WHAT THE EXERCISE ASKS >> All of the data should be repeated exactly; pictures are not part of the copy.

DATA BLOCK >>

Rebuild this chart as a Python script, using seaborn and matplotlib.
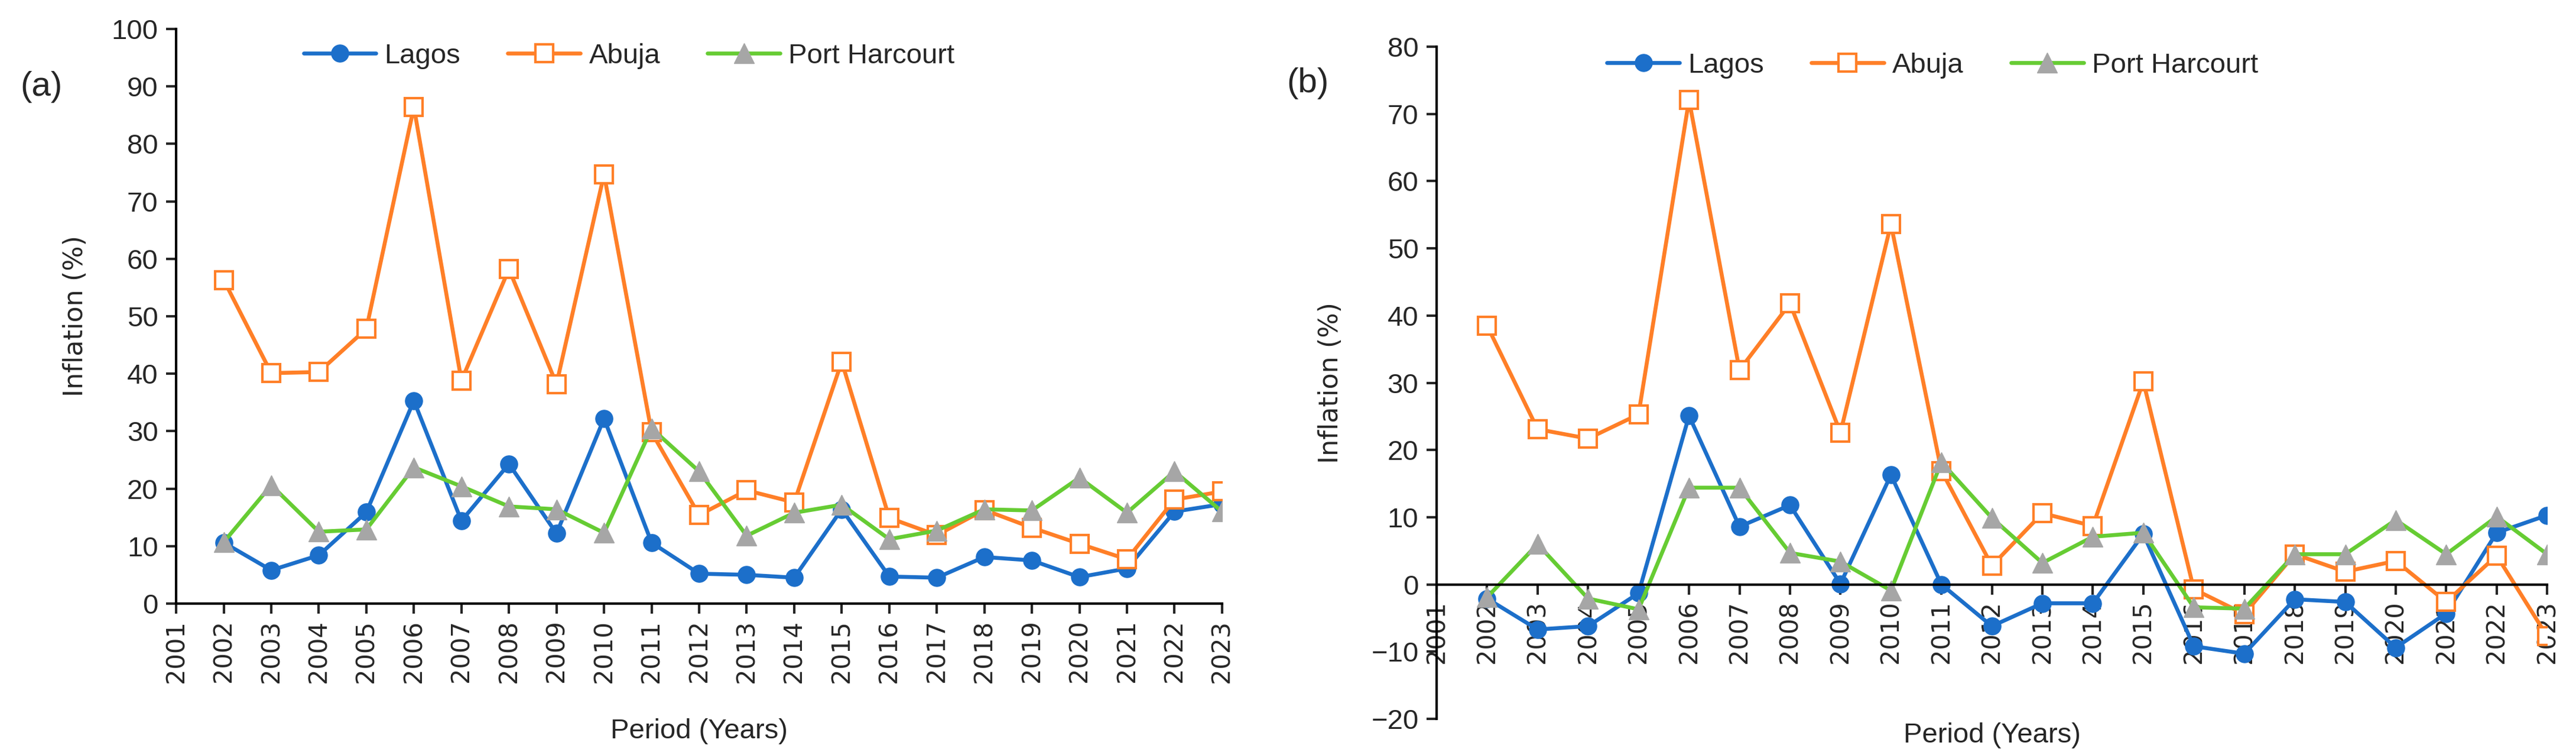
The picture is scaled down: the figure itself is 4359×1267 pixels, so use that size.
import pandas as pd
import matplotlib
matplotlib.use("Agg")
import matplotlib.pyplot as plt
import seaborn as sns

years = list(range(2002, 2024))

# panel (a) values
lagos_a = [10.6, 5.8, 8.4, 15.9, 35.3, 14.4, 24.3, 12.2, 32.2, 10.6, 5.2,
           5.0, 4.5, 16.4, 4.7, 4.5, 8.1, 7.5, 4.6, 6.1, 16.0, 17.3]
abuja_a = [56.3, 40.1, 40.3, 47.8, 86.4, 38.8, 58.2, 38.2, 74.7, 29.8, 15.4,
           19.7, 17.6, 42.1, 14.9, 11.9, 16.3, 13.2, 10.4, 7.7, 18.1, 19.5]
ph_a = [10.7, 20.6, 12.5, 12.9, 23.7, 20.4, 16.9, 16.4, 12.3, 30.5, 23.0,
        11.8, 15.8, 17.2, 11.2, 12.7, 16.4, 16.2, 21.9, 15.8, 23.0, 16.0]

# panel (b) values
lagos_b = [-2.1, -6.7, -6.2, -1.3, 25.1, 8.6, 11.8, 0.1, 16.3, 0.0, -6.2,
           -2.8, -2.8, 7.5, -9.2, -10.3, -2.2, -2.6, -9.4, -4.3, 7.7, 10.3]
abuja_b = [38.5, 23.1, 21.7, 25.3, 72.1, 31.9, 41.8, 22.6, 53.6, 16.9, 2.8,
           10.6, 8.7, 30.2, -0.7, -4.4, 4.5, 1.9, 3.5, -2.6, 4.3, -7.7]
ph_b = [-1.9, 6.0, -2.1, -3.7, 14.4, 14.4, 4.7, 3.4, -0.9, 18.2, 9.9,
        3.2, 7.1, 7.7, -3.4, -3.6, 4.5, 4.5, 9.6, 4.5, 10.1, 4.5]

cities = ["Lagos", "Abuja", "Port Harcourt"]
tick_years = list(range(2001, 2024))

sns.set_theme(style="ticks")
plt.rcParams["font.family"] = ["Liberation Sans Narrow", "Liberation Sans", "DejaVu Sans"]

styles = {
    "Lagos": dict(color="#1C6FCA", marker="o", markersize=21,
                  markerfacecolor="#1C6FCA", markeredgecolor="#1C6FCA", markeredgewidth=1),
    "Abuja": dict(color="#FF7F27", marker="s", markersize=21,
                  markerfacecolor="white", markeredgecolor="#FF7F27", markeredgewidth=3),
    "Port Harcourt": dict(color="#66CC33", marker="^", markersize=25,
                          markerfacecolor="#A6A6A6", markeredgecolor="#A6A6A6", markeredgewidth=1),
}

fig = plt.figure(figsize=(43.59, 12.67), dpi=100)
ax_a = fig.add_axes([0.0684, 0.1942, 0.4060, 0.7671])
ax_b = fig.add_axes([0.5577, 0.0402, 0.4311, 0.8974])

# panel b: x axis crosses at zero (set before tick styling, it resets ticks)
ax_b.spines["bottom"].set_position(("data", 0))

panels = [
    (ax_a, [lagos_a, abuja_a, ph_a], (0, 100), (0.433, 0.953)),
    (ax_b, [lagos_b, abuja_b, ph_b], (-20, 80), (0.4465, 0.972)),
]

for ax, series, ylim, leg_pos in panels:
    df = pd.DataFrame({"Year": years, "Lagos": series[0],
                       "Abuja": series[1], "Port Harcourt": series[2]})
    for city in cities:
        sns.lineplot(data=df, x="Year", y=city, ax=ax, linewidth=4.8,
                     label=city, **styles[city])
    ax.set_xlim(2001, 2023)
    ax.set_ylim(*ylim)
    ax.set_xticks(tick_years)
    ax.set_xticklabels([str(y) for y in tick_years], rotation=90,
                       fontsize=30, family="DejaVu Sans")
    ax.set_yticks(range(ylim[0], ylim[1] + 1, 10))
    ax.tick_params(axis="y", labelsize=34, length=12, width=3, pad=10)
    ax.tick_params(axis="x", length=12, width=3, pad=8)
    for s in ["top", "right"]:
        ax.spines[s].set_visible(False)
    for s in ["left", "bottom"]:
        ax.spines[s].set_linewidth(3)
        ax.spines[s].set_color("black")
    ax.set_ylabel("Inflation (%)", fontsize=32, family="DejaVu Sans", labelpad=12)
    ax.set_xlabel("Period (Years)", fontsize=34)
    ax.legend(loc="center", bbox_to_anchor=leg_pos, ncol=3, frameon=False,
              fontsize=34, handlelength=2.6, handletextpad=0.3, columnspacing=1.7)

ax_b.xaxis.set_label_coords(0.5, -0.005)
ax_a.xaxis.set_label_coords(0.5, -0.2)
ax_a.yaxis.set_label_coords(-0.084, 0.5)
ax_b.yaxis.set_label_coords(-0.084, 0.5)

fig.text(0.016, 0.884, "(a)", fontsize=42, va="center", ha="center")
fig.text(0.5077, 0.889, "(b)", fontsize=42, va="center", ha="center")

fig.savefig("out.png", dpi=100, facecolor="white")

SOLUTION TO THIS EXERCISE >>
Rebuild this chart as a Python script, using seaborn and matplotlib.
The picture is scaled down: the figure itself is 4359×1267 pixels, so use that size.
import pandas as pd
import matplotlib
matplotlib.use("Agg")
import matplotlib.pyplot as plt
import seaborn as sns

years = list(range(2002, 2024))

# panel (a) values
lagos_a = [10.6, 5.8, 8.4, 15.9, 35.3, 14.4, 24.3, 12.2, 32.2, 10.6, 5.2,
           5.0, 4.5, 16.4, 4.7, 4.5, 8.1, 7.5, 4.6, 6.1, 16.0, 17.3]
abuja_a = [56.3, 40.1, 40.3, 47.8, 86.4, 38.8, 58.2, 38.2, 74.7, 29.8, 15.4,
           19.7, 17.6, 42.1, 14.9, 11.9, 16.3, 13.2, 10.4, 7.7, 18.1, 19.5]
ph_a = [10.7, 20.6, 12.5, 12.9, 23.7, 20.4, 16.9, 16.4, 12.3, 30.5, 23.0,
        11.8, 15.8, 17.2, 11.2, 12.7, 16.4, 16.2, 21.9, 15.8, 23.0, 16.0]

# panel (b) values
lagos_b = [-2.1, -6.7, -6.2, -1.3, 25.1, 8.6, 11.8, 0.1, 16.3, 0.0, -6.2,
           -2.8, -2.8, 7.5, -9.2, -10.3, -2.2, -2.6, -9.4, -4.3, 7.7, 10.3]
abuja_b = [38.5, 23.1, 21.7, 25.3, 72.1, 31.9, 41.8, 22.6, 53.6, 16.9, 2.8,
           10.6, 8.7, 30.2, -0.7, -4.4, 4.5, 1.9, 3.5, -2.6, 4.3, -7.7]
ph_b = [-1.9, 6.0, -2.1, -3.7, 14.4, 14.4, 4.7, 3.4, -0.9, 18.2, 9.9,
        3.2, 7.1, 7.7, -3.4, -3.6, 4.5, 4.5, 9.6, 4.5, 10.1, 4.5]

cities = ["Lagos", "Abuja", "Port Harcourt"]
tick_years = list(range(2001, 2024))

sns.set_theme(style="ticks")
plt.rcParams["font.family"] = ["Liberation Sans Narrow", "Liberation Sans", "DejaVu Sans"]

styles = {
    "Lagos": dict(color="#1C6FCA", marker="o", markersize=21,
                  markerfacecolor="#1C6FCA", markeredgecolor="#1C6FCA", markeredgewidth=1),
    "Abuja": dict(color="#FF7F27", marker="s", markersize=21,
                  markerfacecolor="white", markeredgecolor="#FF7F27", markeredgewidth=3),
    "Port Harcourt": dict(color="#66CC33", marker="^", markersize=25,
                          markerfacecolor="#A6A6A6", markeredgecolor="#A6A6A6", markeredgewidth=1),
}

fig = plt.figure(figsize=(43.59, 12.67), dpi=100)
ax_a = fig.add_axes([0.0684, 0.1942, 0.4060, 0.7671])
ax_b = fig.add_axes([0.5577, 0.0402, 0.4311, 0.8974])

# panel b: x axis crosses at zero (set before tick styling, it resets ticks)
ax_b.spines["bottom"].set_position(("data", 0))

panels = [
    (ax_a, [lagos_a, abuja_a, ph_a], (0, 100), (0.433, 0.953)),
    (ax_b, [lagos_b, abuja_b, ph_b], (-20, 80), (0.4465, 0.972)),
]

for ax, series, ylim, leg_pos in panels:
    df = pd.DataFrame({"Year": years, "Lagos": series[0],
                       "Abuja": series[1], "Port Harcourt": series[2]})
    for city in cities:
        sns.lineplot(data=df, x="Year", y=city, ax=ax, linewidth=4.8,
                     label=city, **styles[city])
    ax.set_xlim(2001, 2023)
    ax.set_ylim(*ylim)
    ax.set_xticks(tick_years)
    ax.set_xticklabels([str(y) for y in tick_years], rotation=90,
                       fontsize=30, family="DejaVu Sans")
    ax.set_yticks(range(ylim[0], ylim[1] + 1, 10))
    ax.tick_params(axis="y", labelsize=34, length=12, width=3, pad=10)
    ax.tick_params(axis="x", length=12, width=3, pad=8)
    for s in ["top", "right"]:
        ax.spines[s].set_visible(False)
    for s in ["left", "bottom"]:
        ax.spines[s].set_linewidth(3)
        ax.spines[s].set_color("black")
    ax.set_ylabel("Inflation (%)", fontsize=32, family="DejaVu Sans", labelpad=12)
    ax.set_xlabel("Period (Years)", fontsize=34)
    ax.legend(loc="center", bbox_to_anchor=leg_pos, ncol=3, frameon=False,
              fontsize=34, handlelength=2.6, handletextpad=0.3, columnspacing=1.7)

ax_b.xaxis.set_label_coords(0.5, -0.005)
ax_a.xaxis.set_label_coords(0.5, -0.2)
ax_a.yaxis.set_label_coords(-0.084, 0.5)
ax_b.yaxis.set_label_coords(-0.084, 0.5)

fig.text(0.016, 0.884, "(a)", fontsize=42, va="center", ha="center")
fig.text(0.5077, 0.889, "(b)", fontsize=42, va="center", ha="center")

fig.savefig("out.png", dpi=100, facecolor="white")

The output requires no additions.